Gregg Easterbrook, in this week's Tuesday Morning Quarterback column on ESPN.com, wrote:
As to the substance of Gumbel's claim, he's way off...Baseball long-term has had the most confrontational labor relations of the major sports, so let's compare MLB player pay with NFL player pay since the onset of the NFL salary cap in 1994. Adjusting for inflation, the average pro baseball player's pay has risen 71 percent since 1994, while the average pro football player's pay has risen 132 percent. NFL player pay increases have dwarfed all other team sports, which hardly sounds like the union is on a leash...
A running question about labor unions is whether they should make a theatrical show of confronting owners, or quietly work for the best possible deal for members. Manhattan media types tend to like theatrical confrontation, because it provides good broadcasting material. Quietly obtaining the best possible deal is what is in the members' interest, and at this the NFL Players Association excels.

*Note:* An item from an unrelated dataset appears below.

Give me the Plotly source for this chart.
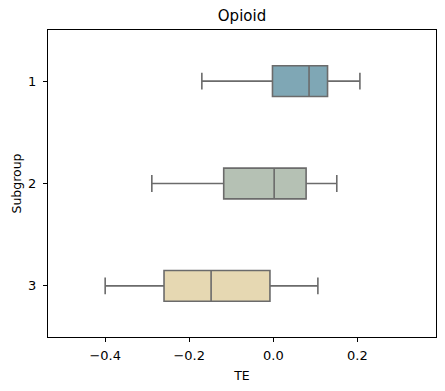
import plotly.graph_objects as go

subgroups = ["1", "2", "3"]
lower_whisker = [-0.170, -0.289, -0.400]
q1_vals = [-0.002, -0.118, -0.260]
median_vals = [0.085, 0.002, -0.148]
q3_vals = [0.129, 0.078, -0.008]
upper_whisker = [0.206, 0.151, 0.106]
box_colors = ["#7fa7b5", "#b5c1b4", "#e6d8b2"]

x_tickvals = [-0.4, -0.2, 0.0, 0.2]
x_ticktext = ["\u22120.4", "\u22120.2", "0.0", "0.2"]

fig = go.Figure()
for i, g in enumerate(subgroups):
    fig.add_trace(go.Box(
        y=[g],
        q1=[q1_vals[i]], median=[median_vals[i]], q3=[q3_vals[i]],
        lowerfence=[lower_whisker[i]], upperfence=[upper_whisker[i]],
        orientation="h",
        fillcolor=box_colors[i],
        line=dict(color="#6b6b6b", width=1.6),
        width=0.3,
        whiskerwidth=0.55,
        boxpoints=False,
        showlegend=False,
        hoverinfo="skip",
    ))

fig.update_layout(
    width=445, height=391,
    margin=dict(l=48, r=9, t=30, b=54),
    paper_bgcolor="white", plot_bgcolor="white",
    boxmode="overlay",
    font=dict(family="DejaVu Sans", size=12.5, color="black"),
    title=dict(text="Opioid", x=(48 + 436) / 2 / 445, xanchor="center",
               y=1 - 16 / 391, yanchor="middle",
               font=dict(size=15, color="black")),
)
fig.update_xaxes(
    range=[-0.536, 0.387],
    tickvals=x_tickvals, ticktext=x_ticktext,
    tickfont=dict(size=13),
    ticks="outside", ticklen=4, tickwidth=1, tickcolor="black",
    ticklabelstandoff=2,
    showline=True, linecolor="black", linewidth=1, mirror=True,
    showgrid=False, zeroline=False, automargin=False,
    title=dict(text="TE", standoff=9, font=dict(size=12.5)),
)
fig.update_yaxes(
    type="category", categoryorder="array", categoryarray=subgroups,
    range=[2.5, -0.5],
    tickfont=dict(size=13),
    ticks="outside", ticklen=4, tickwidth=1, tickcolor="black",
    ticklabelstandoff=4,
    showline=True, linecolor="black", linewidth=1, mirror=True,
    showgrid=False, zeroline=False, automargin=False,
    title=dict(text="Subgroup", standoff=3, font=dict(size=12.5)),
)

fig.write_html(
    "out.html",
    config={"displayModeBar": False},
    post_script="document.body.style.margin='0px';document.body.style.overflow='hidden';",
)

And, in Thursday's Washington Post, Michael Wilbon, of Pardon the Interruption fame, weighed in:
[P]ro football, regardless of who leads the union, has never had and will never have the leverage that pro basketball players and baseball players have in collective bargaining negotiations. The NBA sells stars, plain and simple, and stars are paid lavishly. MLB does so to a lesser extent, but the baseball player as an iconic figure has been an American cultural phenomenon for more than a century.
Pro football, on the other hand, sells the jersey and hardly anything else. Right now, if [Redskins receiver] Santana Moss walked down Connecticut Avenue in a pair of khakis and a polo shirt, 95 percent of Washingtonians would have no idea who he is. His face is obscured by a helmet, his body by pads. Partly it's a numbers game; basketball has 12 players on a team; football has 53.
Other than four or five players per team, pro football players are unidentifiable out of uniform. In 1987, owners realized that the players as individuals don't much matter to the football consumer and staged replacement games that brought some of the biggest stars, such as Lawrence Taylor, across the union picket lines.
Upshaw didn't cross that line. Players did -- union members. And they did it because many realized it doesn't matter to patrons who is inside the jersey. They'll go to the games regardless. People packed RFK Stadium for that last replacement game and the owners won that labor fight in a beat-down. Nobody's going to see a Wizards team of replacements. But if there were an NFL work stoppage tomorrow morning, the owners would put replacement players on the field to open the season and most stadiums would be packed. The owners know it and Upshaw knows it. So he proceeds wisely, in a way that makes sense for his constituents.